# Dug 2 Privy's this weekend.



## hemihampton (Apr 12, 2021)

Got out Sunday to dig 2 old Privy's behind what looked like a 1870's house possibly? Our Digging Buddy got Permission since he lives in this small obscure Old Town & knows the Locals. The Best Item we found was this Cool intact not Broken white Milk Glass Pitcher, mint with out a chip & amazingly the Handle intact which is virtually impossible to find that way. Some Pics below. LEON.


----------



## UncleBruce (Apr 12, 2021)

According to the makers mark on the base it isn't composed of glass.


----------



## Mailman1960 (Apr 12, 2021)

Years ago it wasn't a throwaway Society, they only threw it away when it was broke they couldn't fix it. Very nice find.


----------



## hemihampton (Apr 12, 2021)

Some more Pics.


----------



## Mailman1960 (Apr 13, 2021)

How the heck do you find spots like that in the middle of a neighborhood. I'm in the Chicagoland area if anybody needs someone to move real estate when they find something like that, I'm your guy.


----------



## hemihampton (Apr 13, 2021)

Here's the Pitcher cleaned up some. LEON.


----------



## A2TED (Apr 13, 2021)

hemihampton said:


> Here's the Pitcher cleaned up some. LEON.View attachment 223331View attachment 223332


Nice little creamer. Great condition as well!


----------



## Mailman1960 (Apr 13, 2021)

A2TED said:


> Nice little creamer. Great condition as well!


Sweet


----------



## Len (Apr 13, 2021)

I like that clay pipe.  The majority of them don't have maker's marks. "Now find that missing piece."  --Congrats. Nice finds.
--Len (CT)


----------



## hemihampton (Apr 13, 2021)

Len said:


> I like that clay pipe.  The majority of them don't have maker's marks. "Now find that missing piece."  --Congrats. Nice finds.
> --Len (CT)




pipe cleaned up.


----------



## Len (Apr 13, 2021)

Hi Hemihampton!

 Thx for the pic. Is that G&R MARY? --The depth of your pit is getting toward the first half of the 1800s. If you had the rest of it, the hole could help you date the pipe, as well as looking up the maker. Generally, the larger the older. A nice find in any case.  ...Also, Being an old Mopar guy myself, I have to ask, do you drive around Mich. in a Chrysler product? 
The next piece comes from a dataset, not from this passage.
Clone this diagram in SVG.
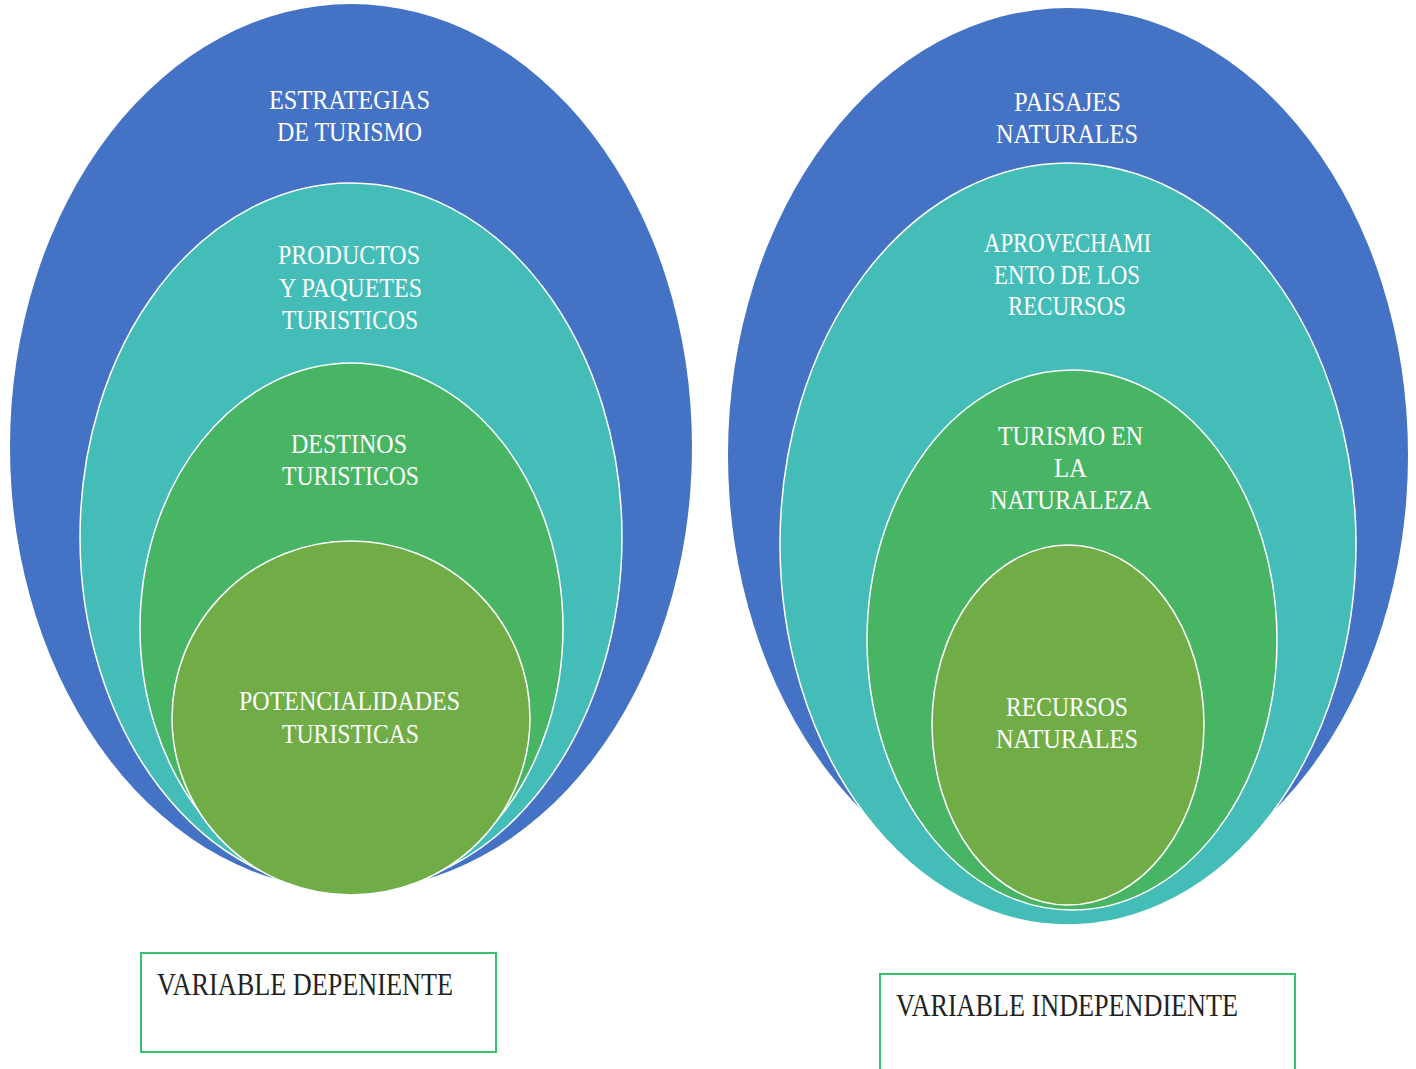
<svg xmlns="http://www.w3.org/2000/svg" width="1416" height="1069" viewBox="0 0 1416 1069">
<style>
.blue{fill:#4472C4;}
.teal{fill:#44BDB8;stroke:#FFFFFF;stroke-width:1.5;}
.green{fill:#47B564;stroke:#FFFFFF;stroke-width:1.5;}
.lgreen{fill:#71AD47;stroke:#FFFFFF;stroke-width:1.5;}
.lbl{font-family:"Liberation Serif","Times New Roman",serif;font-size:28px;fill:#FFFFFF;}
.box{fill:#FFFFFF;stroke:#35C46E;stroke-width:2;}
.btxt{font-family:"Liberation Serif","Times New Roman",serif;font-size:32px;fill:#222222;}
</style>
<rect width="1416" height="1069" fill="#FFFFFF"/>
<g id="left-set">
  <g id="estrategias">
    <ellipse class="blue" cx="351" cy="447" rx="341" ry="443"/>
    <text class="lbl" x="269" y="109" textLength="161" lengthAdjust="spacingAndGlyphs">ESTRATEGIAS</text>
    <text class="lbl" x="277" y="141" textLength="145" lengthAdjust="spacingAndGlyphs">DE TURISMO</text>
  </g>
  <g id="productos">
    <ellipse class="teal" cx="351" cy="537" rx="271" ry="354"/>
    <text class="lbl" x="278" y="264" textLength="142" lengthAdjust="spacingAndGlyphs">PRODUCTOS</text>
    <text class="lbl" x="279" y="297" textLength="143" lengthAdjust="spacingAndGlyphs">Y PAQUETES</text>
    <text class="lbl" x="282" y="329" textLength="136" lengthAdjust="spacingAndGlyphs">TURISTICOS</text>
  </g>
  <g id="destinos">
    <ellipse class="green" cx="351.5" cy="628" rx="211.5" ry="265"/>
    <text class="lbl" x="291" y="453" textLength="116" lengthAdjust="spacingAndGlyphs">DESTINOS</text>
    <text class="lbl" x="282" y="485" textLength="137" lengthAdjust="spacingAndGlyphs">TURISTICOS</text>
  </g>
  <g id="potencialidades">
    <ellipse class="lgreen" cx="351" cy="718" rx="179" ry="177"/>
    <text class="lbl" x="239" y="710" textLength="221" lengthAdjust="spacingAndGlyphs">POTENCIALIDADES</text>
    <text class="lbl" x="282" y="743" textLength="137" lengthAdjust="spacingAndGlyphs">TURISTICAS</text>
  </g>
</g>
<g id="right-set">
  <g id="paisajes">
    <ellipse class="blue" cx="1068" cy="455" rx="340" ry="447"/>
    <text class="lbl" x="1014" y="111" textLength="107" lengthAdjust="spacingAndGlyphs">PAISAJES</text>
    <text class="lbl" x="996" y="143" textLength="142" lengthAdjust="spacingAndGlyphs">NATURALES</text>
  </g>
  <g id="aprovechamiento">
    <ellipse class="teal" cx="1068" cy="544" rx="288" ry="381"/>
    <text class="lbl" x="984" y="252" textLength="167" lengthAdjust="spacingAndGlyphs">APROVECHAMI</text>
    <text class="lbl" x="994" y="284" textLength="146" lengthAdjust="spacingAndGlyphs">ENTO DE LOS</text>
    <text class="lbl" x="1008" y="315" textLength="118" lengthAdjust="spacingAndGlyphs">RECURSOS</text>
  </g>
  <g id="turismo-naturaleza">
    <ellipse class="green" cx="1072" cy="640" rx="205" ry="270"/>
    <text class="lbl" x="998" y="445" textLength="145" lengthAdjust="spacingAndGlyphs">TURISMO EN</text>
    <text class="lbl" x="1054" y="477" textLength="33" lengthAdjust="spacingAndGlyphs">LA</text>
    <text class="lbl" x="990" y="509" textLength="161" lengthAdjust="spacingAndGlyphs">NATURALEZA</text>
  </g>
  <g id="recursos-naturales">
    <ellipse class="lgreen" cx="1068" cy="725" rx="136" ry="180"/>
    <text class="lbl" x="1006" y="716" textLength="122" lengthAdjust="spacingAndGlyphs">RECURSOS</text>
    <text class="lbl" x="996" y="748" textLength="142" lengthAdjust="spacingAndGlyphs">NATURALES</text>
  </g>
</g>
<g id="box-dependiente">
  <rect class="box" x="141" y="953" width="355" height="99"/>
  <text class="btxt" x="157" y="995" textLength="296" lengthAdjust="spacingAndGlyphs">VARIABLE DEPENIENTE</text>
</g>
<g id="box-independiente">
  <rect class="box" x="880" y="974" width="415" height="110"/>
  <text class="btxt" x="896" y="1016" textLength="342" lengthAdjust="spacingAndGlyphs">VARIABLE INDEPENDIENTE</text>
</g>
<g id="connectors"></g>
</svg>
Keep Digging and Stay Well,
Len (CT)


----------



## hemihampton (Apr 13, 2021)

Yes I do. LEON.


----------



## E (Apr 14, 2021)

hemihampton said:


> Yes I do. LEON.View attachment 223343View attachment 223344


Wow, that one cleaned up really well...


----------



## CanYouDigIt! (Apr 14, 2021)

hemihampton said:


> Yes I do. LEON.View attachment 223343View attachment 223344


Hi Leon how are you doing?  Wow!   is that a 1970 Charger?


----------



## hemihampton (Apr 14, 2021)

Is this VIC? Yes it is a 70 Charger. Unfortunately I had to sell it Recently. BUT, I still got my rare one of 2 known to exist 1972 Bengal Charger. And 66 Mustang.. LEON.


----------



## CanYouDigIt! (Apr 14, 2021)

hemihampton said:


> Is this VIC? Yes it is a 70 Charger. Unfortunately I had to sell it Recently. BUT, I still got my rare one of 2 known to exist 1972 Bengal Charger. And 66 Mustang.. LEON.


Yes it is Vic  Sorry you had to sell that beauty, I'm starting to tear up over here and it was not even my car! Send me a pic of the 72 if you get a chance. Glad to see you are busy digging and hunting down new sites.  Take Care Leon


----------



## hemihampton (Apr 14, 2021)

72 bengal.


----------



## CanYouDigIt! (Apr 14, 2021)

Would love to see that, im a Mopar fan


----------